Imagine you are a manager of a department, and you just fired someone who was speaking out against the process they were asked to follow.  I’m sure it was justified as they just didn’t seem like a cultural fit to your image of the department. Instead of being a good corporate citizen and following the process, they were questioning it and perhaps even refusing to follow some part of it as they didn’t think it added value. Seems reasonable and you as a manager are truly above average and doing a good job.  Pat on the back for all.

Just when you’re basking in your glory someone points out “you just fired your most responsible employee!”

On Monday Chris Chapman and I participated in the Gatineau Ottawa Agile Tour (GOAT’14). We brought Deming’s Red Bead Experiment as the core of a session focused on showing participants real transformation starts with management. The experiment itself is a beautiful demonstration of how to run a team …. in all the wrong ways!

The experiment is focused around the White Bead Corporation who produces pristine white beads untouched by human hands. Willing workers must come up to a bucket with red & white beads, and using a paddle we provide draw 50 white beads at a time. Red beads are defects. We use all types of management tools to try and get our willing workers to produce 50 white beads at a time (which is almost statistically impossible). We try all types of ways to motive them from posters, to co-ercing, to financial incentives, and more.

The most profound spot of the session on Monday happened when one of the willing workers approached the bucket of beads, paused, then turned around and said “this is a waste of my time”. She went on to tell us how the process makes it nearly impossible to succeed, and we were wasting her time when it came to producing white beads with a sufficient level of quality. Chris and I looked at each other with a look of “COOL!”, although we’ve never seen such a response in the past this was the ideal situation.

Chris who played the role of supervisor, did the only thing reasonable at that point … he fired her! After all she wasn’t following our process without question, and obviously wasn’t a fit with the culture of the White Bead Corporation. Seems reasonable doesn’t it?

Christopher Avery’s observation during the debrief was spot on … We fired our most responsible employee!

Let’s turn to the real world for a moment to see if I can think of similar situations:

  • A manager demands mega overtime to get an already desperately troubled project completed on time. The response from a developer is he cannot continue to give up his life. The manager reminds the developer he knows where the door is. So the developer uses the door and quits on the spot.
  • A tester sees the imposed processes do nothing to improve the outcomes they are after. After questioning the processes over a period of time she is labelled as a trouble maker and does not advance in her career. She stays but stops speaking up and does what she feels is right without making it visible to the team
  • A project manager has management support to start working with new approaches such as Lean and Agile. Despite early successes once it becomes apparent the department needed to challenge “the way it’s always been”, the project manager is shuffled aside and is no longer allowed to work on anything of significance. Eventually the Project Manager gets demoralized and bored and resigns

For me culture is how groups of people deliver value. A culture that never changes and is never challenged becomes stale and will eventually go moldy. It seems to me there too many cases where those who resist the culture, or continually suggest changes to the culture are considered trouble makers. Much like Chris did in the Red Bead Experiment the most responsible people seem to be eventually shuffled out of too many companies one way or the other.

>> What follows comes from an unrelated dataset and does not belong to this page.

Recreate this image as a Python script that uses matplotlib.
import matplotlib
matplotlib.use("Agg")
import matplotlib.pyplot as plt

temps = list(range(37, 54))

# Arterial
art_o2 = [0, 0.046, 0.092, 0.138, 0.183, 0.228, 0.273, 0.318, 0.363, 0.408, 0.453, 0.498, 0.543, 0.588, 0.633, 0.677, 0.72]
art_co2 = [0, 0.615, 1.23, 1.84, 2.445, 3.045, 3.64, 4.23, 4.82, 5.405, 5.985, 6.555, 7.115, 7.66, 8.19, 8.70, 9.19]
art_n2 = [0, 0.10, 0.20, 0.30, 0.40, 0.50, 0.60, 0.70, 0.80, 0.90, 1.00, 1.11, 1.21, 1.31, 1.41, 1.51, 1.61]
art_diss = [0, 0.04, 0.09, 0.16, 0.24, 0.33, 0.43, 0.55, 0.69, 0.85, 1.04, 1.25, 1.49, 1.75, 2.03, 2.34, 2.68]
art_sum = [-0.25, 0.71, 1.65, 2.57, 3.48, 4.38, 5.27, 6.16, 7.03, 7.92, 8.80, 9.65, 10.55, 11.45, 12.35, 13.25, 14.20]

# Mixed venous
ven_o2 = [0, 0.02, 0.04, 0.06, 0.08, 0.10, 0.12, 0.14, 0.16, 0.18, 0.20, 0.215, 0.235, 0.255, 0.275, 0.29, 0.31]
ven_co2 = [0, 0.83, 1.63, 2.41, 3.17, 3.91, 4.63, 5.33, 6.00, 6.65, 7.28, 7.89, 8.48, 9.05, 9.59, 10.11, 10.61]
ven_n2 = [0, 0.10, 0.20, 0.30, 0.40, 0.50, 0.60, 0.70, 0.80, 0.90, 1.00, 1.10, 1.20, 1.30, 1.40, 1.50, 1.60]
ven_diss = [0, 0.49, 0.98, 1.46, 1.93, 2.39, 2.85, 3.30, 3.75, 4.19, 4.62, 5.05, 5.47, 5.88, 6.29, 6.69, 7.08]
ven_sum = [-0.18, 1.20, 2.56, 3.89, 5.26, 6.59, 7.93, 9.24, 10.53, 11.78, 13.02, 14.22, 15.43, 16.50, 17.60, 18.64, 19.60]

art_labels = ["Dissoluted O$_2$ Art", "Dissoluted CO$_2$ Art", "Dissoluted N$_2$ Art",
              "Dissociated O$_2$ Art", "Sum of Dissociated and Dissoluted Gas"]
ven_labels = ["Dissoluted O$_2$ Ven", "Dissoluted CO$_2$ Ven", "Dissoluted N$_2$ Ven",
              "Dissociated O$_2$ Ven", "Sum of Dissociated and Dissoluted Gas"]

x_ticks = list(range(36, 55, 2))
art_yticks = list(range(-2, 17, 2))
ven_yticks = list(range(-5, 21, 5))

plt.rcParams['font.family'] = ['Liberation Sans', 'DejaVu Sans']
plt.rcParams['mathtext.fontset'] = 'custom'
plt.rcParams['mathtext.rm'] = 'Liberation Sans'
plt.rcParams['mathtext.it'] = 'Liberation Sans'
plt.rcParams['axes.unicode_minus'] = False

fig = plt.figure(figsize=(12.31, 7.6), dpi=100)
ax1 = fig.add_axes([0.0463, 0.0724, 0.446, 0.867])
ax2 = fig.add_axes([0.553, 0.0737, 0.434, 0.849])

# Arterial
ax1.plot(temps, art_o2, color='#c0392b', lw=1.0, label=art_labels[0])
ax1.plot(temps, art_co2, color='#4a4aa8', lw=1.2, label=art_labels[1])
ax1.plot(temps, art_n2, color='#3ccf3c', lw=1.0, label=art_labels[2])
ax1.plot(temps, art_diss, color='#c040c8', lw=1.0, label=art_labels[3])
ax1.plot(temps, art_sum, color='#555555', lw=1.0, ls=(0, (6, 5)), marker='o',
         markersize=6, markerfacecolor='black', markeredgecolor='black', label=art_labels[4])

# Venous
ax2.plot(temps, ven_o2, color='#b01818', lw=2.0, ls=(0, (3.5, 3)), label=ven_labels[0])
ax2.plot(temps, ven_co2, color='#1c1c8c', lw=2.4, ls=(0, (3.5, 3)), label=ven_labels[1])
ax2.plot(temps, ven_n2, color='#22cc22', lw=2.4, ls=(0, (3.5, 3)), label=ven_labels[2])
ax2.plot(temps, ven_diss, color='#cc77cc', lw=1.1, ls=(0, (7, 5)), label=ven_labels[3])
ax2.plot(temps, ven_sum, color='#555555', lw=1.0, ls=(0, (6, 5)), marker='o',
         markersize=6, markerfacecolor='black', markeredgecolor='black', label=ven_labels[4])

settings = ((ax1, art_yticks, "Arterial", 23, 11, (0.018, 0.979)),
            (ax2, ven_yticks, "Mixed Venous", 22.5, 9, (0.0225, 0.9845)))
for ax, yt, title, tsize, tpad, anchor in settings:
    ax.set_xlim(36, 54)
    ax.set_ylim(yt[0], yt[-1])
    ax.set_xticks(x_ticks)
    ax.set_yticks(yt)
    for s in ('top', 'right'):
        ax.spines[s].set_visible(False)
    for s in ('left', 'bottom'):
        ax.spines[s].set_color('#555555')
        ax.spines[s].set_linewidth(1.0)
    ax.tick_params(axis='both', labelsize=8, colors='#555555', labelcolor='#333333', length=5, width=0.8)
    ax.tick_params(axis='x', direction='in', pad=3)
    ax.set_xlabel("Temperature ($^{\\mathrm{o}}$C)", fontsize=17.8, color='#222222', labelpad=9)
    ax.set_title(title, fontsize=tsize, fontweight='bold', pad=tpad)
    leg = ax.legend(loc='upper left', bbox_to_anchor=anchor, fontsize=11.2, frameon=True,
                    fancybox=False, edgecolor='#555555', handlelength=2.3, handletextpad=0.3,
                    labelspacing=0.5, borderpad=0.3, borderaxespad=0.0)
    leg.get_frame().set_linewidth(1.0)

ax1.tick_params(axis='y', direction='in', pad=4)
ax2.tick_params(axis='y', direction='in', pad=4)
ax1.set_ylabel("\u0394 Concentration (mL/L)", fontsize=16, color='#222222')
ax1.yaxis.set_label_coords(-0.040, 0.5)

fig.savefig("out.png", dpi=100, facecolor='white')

In my studies within The Leadership Gift ProgramTM I have learned there are different levels to a problem:

Problem

Issue

Concern

Consideration

The closer you are to the bottom of the list the easier something is to address. The longer you leave something stewing the further up this scale you will find yourself. Problems are always the most difficult to solve.

So take the case of employees who are speaking up about a sacred cow … er, I mean process. They are choosing to act in a responsible manner by voicing a consideration. With time if they are not heard or continually told to just do it the consideration will become a concern. You can see where this is heading in that it will transition to an issue and eventually peak at being a problem. Now the managers job is much tougher and it seems easy to find examples where getting rid of the employee is a common solution.

Tip:

When a team member voices a concern about your culture, processes, overtime, or whatever … they are likely acting from a position of responsibility. Before you respond consider the position you will approach them from.  If someone is voicing something about your processes will you:

Tell them there’s no choice given it’s imposed by another department? (blame)

Write off their comments as the person is new to the department? (Justify)

Explain the process is necessary given poor results in the past? (Shame)

Do you find yourself saying there is no choice just do it? (Obligation)

What if you operated from a position of responsibility? What would that look like? You might explore where their comments are coming from. You might explore why they think a problem exists. You might find a way to improve the culture of your department!

You might even end up working with the best people in the best department ever!